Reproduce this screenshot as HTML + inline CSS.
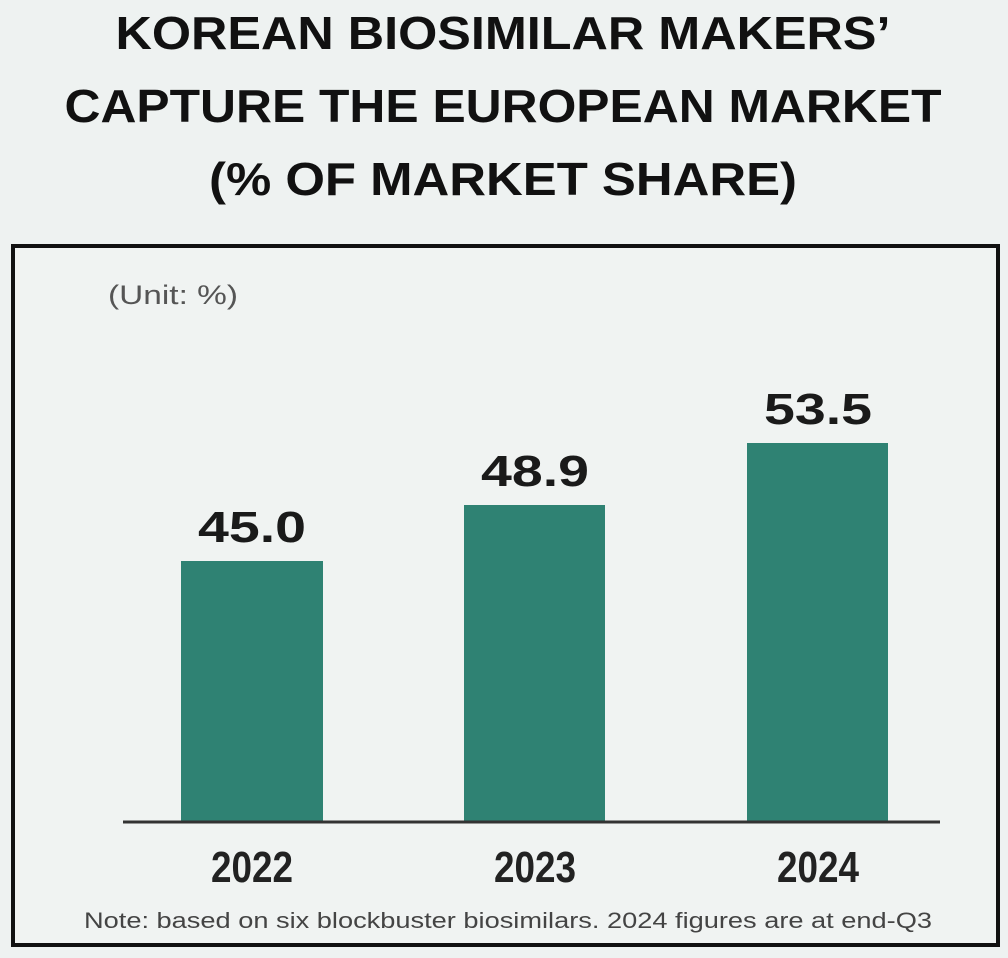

---

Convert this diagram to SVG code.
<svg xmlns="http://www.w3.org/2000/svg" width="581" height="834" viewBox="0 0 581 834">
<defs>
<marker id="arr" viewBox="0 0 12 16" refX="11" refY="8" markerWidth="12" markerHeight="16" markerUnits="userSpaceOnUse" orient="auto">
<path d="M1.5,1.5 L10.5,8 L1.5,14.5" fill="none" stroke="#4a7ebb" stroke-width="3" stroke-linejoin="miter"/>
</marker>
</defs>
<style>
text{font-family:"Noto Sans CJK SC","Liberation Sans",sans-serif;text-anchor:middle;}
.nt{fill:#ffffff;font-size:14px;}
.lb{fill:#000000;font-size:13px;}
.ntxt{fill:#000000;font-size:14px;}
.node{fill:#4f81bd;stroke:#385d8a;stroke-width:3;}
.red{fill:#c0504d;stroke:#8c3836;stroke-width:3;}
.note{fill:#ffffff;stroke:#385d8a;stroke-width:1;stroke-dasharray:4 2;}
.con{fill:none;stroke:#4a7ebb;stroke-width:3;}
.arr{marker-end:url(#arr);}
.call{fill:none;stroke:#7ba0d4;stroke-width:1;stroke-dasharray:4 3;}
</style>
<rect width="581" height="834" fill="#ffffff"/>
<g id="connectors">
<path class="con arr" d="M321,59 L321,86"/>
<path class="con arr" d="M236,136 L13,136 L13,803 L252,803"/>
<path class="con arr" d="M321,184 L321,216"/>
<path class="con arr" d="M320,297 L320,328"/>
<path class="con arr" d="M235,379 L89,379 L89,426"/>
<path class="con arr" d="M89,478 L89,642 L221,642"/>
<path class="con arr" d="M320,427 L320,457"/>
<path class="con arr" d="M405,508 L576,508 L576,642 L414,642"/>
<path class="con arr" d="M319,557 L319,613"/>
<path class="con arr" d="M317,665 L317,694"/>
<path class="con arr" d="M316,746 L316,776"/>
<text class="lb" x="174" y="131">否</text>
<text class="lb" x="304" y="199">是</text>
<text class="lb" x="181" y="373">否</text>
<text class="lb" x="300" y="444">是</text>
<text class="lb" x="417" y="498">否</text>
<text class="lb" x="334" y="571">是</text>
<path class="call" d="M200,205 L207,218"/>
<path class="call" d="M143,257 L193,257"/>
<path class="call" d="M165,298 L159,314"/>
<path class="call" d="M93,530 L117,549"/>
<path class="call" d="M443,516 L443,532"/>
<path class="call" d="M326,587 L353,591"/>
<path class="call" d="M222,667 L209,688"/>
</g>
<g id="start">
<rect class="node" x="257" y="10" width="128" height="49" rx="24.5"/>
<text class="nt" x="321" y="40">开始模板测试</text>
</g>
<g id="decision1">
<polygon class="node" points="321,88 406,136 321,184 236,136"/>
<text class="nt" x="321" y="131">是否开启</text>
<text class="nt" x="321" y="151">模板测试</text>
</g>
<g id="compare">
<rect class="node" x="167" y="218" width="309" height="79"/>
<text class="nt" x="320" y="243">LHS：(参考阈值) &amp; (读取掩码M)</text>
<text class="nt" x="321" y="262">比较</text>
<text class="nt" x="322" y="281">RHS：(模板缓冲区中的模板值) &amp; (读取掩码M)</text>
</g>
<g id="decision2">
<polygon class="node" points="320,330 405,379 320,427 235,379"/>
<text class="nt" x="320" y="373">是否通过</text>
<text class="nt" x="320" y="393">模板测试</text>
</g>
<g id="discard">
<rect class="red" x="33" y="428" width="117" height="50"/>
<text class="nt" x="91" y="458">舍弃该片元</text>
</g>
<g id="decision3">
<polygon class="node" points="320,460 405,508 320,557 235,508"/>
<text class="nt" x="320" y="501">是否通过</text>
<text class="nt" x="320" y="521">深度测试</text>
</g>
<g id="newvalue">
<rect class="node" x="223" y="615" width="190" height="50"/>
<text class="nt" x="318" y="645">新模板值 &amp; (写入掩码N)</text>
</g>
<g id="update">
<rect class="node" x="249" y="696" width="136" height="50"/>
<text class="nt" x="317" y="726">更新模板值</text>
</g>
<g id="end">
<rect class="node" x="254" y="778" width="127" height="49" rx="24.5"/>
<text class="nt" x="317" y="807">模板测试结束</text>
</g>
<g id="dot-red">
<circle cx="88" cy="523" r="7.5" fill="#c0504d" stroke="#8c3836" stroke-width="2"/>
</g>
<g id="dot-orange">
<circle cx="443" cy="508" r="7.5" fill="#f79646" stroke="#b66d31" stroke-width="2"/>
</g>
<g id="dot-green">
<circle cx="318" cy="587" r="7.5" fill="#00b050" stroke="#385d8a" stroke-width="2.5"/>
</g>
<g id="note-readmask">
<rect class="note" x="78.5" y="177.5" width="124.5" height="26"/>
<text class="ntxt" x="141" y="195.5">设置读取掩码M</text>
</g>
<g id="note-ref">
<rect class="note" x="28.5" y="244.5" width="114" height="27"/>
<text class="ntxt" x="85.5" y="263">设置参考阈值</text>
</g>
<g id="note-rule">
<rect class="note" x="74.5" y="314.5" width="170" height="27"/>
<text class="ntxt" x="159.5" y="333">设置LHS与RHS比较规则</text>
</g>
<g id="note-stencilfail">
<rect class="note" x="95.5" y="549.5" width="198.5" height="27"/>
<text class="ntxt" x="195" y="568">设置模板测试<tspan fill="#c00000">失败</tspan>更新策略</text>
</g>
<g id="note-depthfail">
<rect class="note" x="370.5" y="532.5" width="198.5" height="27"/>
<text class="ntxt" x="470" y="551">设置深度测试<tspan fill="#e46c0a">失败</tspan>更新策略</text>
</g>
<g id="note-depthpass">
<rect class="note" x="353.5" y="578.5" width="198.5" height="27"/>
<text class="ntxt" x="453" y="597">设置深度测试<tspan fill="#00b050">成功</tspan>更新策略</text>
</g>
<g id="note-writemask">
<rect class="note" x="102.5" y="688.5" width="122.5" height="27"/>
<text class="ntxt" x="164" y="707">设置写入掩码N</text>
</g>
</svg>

- [TASK STATEMENT]: In the entries above, identify every line with the string "this".

- [CORRECT OUTPUT]:
Reproduce this screenshot as HTML + inline CSS.
Convert this diagram to SVG code.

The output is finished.